Exercise task → Transcribe the listing exactly, leaving out every picture.

——————————

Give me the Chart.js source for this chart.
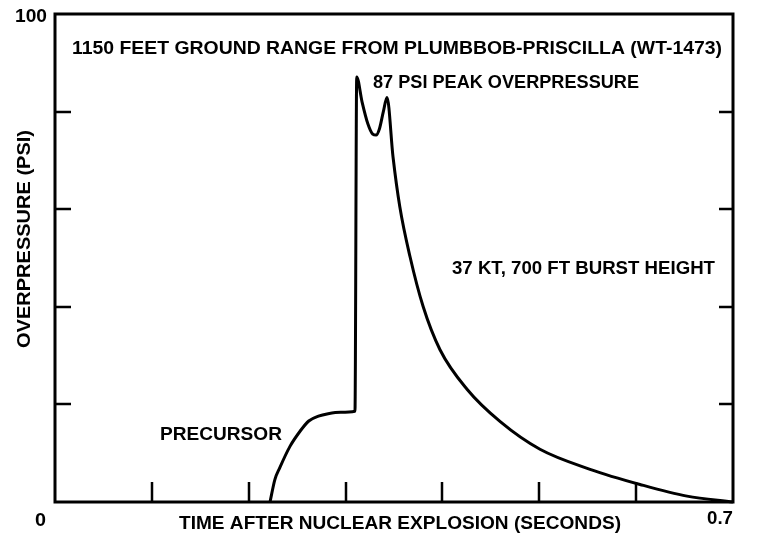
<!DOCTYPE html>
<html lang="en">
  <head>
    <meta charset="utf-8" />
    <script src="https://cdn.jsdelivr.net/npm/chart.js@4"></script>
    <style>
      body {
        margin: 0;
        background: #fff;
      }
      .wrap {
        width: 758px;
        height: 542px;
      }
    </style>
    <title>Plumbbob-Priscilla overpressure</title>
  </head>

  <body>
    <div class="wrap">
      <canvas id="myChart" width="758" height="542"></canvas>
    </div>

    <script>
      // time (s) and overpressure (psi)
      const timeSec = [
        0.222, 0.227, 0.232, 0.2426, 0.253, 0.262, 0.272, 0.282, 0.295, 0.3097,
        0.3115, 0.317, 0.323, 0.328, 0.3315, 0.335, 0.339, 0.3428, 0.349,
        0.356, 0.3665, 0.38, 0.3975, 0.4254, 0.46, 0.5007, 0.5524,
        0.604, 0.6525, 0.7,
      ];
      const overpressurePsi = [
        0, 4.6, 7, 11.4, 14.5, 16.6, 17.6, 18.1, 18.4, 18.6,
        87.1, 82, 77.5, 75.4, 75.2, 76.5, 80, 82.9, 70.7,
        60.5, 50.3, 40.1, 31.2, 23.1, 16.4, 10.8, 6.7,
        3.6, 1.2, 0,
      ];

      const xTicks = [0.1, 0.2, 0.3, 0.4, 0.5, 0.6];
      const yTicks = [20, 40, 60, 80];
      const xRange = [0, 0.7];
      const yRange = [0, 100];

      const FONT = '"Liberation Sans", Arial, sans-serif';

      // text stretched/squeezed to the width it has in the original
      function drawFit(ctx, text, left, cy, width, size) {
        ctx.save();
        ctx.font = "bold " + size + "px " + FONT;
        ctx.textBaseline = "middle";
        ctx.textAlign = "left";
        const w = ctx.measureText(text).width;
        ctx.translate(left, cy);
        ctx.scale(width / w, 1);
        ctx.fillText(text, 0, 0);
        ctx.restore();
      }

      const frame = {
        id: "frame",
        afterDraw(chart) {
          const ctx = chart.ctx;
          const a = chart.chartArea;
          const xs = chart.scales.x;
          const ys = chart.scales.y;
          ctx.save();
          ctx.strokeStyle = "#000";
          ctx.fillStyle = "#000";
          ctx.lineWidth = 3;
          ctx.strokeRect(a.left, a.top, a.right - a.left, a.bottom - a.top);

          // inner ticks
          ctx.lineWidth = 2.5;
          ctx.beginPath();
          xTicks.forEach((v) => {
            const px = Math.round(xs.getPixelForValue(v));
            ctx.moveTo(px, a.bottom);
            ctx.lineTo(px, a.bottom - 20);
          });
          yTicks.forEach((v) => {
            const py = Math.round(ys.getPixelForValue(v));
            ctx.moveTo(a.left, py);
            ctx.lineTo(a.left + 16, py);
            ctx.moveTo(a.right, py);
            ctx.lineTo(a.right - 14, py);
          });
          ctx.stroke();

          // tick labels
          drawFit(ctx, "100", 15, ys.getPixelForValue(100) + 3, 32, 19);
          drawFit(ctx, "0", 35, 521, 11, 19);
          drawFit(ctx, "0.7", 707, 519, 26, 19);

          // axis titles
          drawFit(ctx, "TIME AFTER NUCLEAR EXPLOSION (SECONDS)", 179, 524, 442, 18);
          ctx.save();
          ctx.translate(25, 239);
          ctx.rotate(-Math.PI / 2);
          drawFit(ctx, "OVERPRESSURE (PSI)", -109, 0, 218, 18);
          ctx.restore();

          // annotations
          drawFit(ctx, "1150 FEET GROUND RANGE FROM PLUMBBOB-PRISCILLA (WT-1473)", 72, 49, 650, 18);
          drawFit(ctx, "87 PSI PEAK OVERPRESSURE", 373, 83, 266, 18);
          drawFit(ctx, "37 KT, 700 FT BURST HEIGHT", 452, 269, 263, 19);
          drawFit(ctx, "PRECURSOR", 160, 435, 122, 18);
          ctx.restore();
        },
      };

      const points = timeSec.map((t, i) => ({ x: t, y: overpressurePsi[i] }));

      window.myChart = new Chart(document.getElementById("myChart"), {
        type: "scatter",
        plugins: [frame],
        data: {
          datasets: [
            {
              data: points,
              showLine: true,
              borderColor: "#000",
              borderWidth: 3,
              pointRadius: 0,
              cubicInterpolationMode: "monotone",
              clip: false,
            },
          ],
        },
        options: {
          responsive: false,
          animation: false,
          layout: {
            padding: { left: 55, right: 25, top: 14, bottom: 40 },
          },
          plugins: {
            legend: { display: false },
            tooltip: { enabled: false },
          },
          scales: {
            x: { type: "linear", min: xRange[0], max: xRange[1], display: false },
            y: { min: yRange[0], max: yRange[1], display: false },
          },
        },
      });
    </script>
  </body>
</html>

——————————

Task solution →
Give me the Chart.js source for this chart.
<!DOCTYPE html>
<html lang="en">
  <head>
    <meta charset="utf-8" />
    <script src="https://cdn.jsdelivr.net/npm/chart.js@4"></script>
    <style>
      body {
        margin: 0;
        background: #fff;
      }
      .wrap {
        width: 758px;
        height: 542px;
      }
    </style>
    <title>Plumbbob-Priscilla overpressure</title>
  </head>

  <body>
    <div class="wrap">
      <canvas id="myChart" width="758" height="542"></canvas>
    </div>

    <script>
      // time (s) and overpressure (psi)
      const timeSec = [
        0.222, 0.227, 0.232, 0.2426, 0.253, 0.262, 0.272, 0.282, 0.295, 0.3097,
        0.3115, 0.317, 0.323, 0.328, 0.3315, 0.335, 0.339, 0.3428, 0.349,
        0.356, 0.3665, 0.38, 0.3975, 0.4254, 0.46, 0.5007, 0.5524,
        0.604, 0.6525, 0.7,
      ];
      const overpressurePsi = [
        0, 4.6, 7, 11.4, 14.5, 16.6, 17.6, 18.1, 18.4, 18.6,
        87.1, 82, 77.5, 75.4, 75.2, 76.5, 80, 82.9, 70.7,
        60.5, 50.3, 40.1, 31.2, 23.1, 16.4, 10.8, 6.7,
        3.6, 1.2, 0,
      ];

      const xTicks = [0.1, 0.2, 0.3, 0.4, 0.5, 0.6];
      const yTicks = [20, 40, 60, 80];
      const xRange = [0, 0.7];
      const yRange = [0, 100];

      const FONT = '"Liberation Sans", Arial, sans-serif';

      // text stretched/squeezed to the width it has in the original
      function drawFit(ctx, text, left, cy, width, size) {
        ctx.save();
        ctx.font = "bold " + size + "px " + FONT;
        ctx.textBaseline = "middle";
        ctx.textAlign = "left";
        const w = ctx.measureText(text).width;
        ctx.translate(left, cy);
        ctx.scale(width / w, 1);
        ctx.fillText(text, 0, 0);
        ctx.restore();
      }

      const frame = {
        id: "frame",
        afterDraw(chart) {
          const ctx = chart.ctx;
          const a = chart.chartArea;
          const xs = chart.scales.x;
          const ys = chart.scales.y;
          ctx.save();
          ctx.strokeStyle = "#000";
          ctx.fillStyle = "#000";
          ctx.lineWidth = 3;
          ctx.strokeRect(a.left, a.top, a.right - a.left, a.bottom - a.top);

          // inner ticks
          ctx.lineWidth = 2.5;
          ctx.beginPath();
          xTicks.forEach((v) => {
            const px = Math.round(xs.getPixelForValue(v));
            ctx.moveTo(px, a.bottom);
            ctx.lineTo(px, a.bottom - 20);
          });
          yTicks.forEach((v) => {
            const py = Math.round(ys.getPixelForValue(v));
            ctx.moveTo(a.left, py);
            ctx.lineTo(a.left + 16, py);
            ctx.moveTo(a.right, py);
            ctx.lineTo(a.right - 14, py);
          });
          ctx.stroke();

          // tick labels
          drawFit(ctx, "100", 15, ys.getPixelForValue(100) + 3, 32, 19);
          drawFit(ctx, "0", 35, 521, 11, 19);
          drawFit(ctx, "0.7", 707, 519, 26, 19);

          // axis titles
          drawFit(ctx, "TIME AFTER NUCLEAR EXPLOSION (SECONDS)", 179, 524, 442, 18);
          ctx.save();
          ctx.translate(25, 239);
          ctx.rotate(-Math.PI / 2);
          drawFit(ctx, "OVERPRESSURE (PSI)", -109, 0, 218, 18);
          ctx.restore();

          // annotations
          drawFit(ctx, "1150 FEET GROUND RANGE FROM PLUMBBOB-PRISCILLA (WT-1473)", 72, 49, 650, 18);
          drawFit(ctx, "87 PSI PEAK OVERPRESSURE", 373, 83, 266, 18);
          drawFit(ctx, "37 KT, 700 FT BURST HEIGHT", 452, 269, 263, 19);
          drawFit(ctx, "PRECURSOR", 160, 435, 122, 18);
          ctx.restore();
        },
      };

      const points = timeSec.map((t, i) => ({ x: t, y: overpressurePsi[i] }));

      window.myChart = new Chart(document.getElementById("myChart"), {
        type: "scatter",
        plugins: [frame],
        data: {
          datasets: [
            {
              data: points,
              showLine: true,
              borderColor: "#000",
              borderWidth: 3,
              pointRadius: 0,
              cubicInterpolationMode: "monotone",
              clip: false,
            },
          ],
        },
        options: {
          responsive: false,
          animation: false,
          layout: {
            padding: { left: 55, right: 25, top: 14, bottom: 40 },
          },
          plugins: {
            legend: { display: false },
            tooltip: { enabled: false },
          },
          scales: {
            x: { type: "linear", min: xRange[0], max: xRange[1], display: false },
            y: { min: yRange[0], max: yRange[1], display: false },
          },
        },
      });
    </script>
  </body>
</html>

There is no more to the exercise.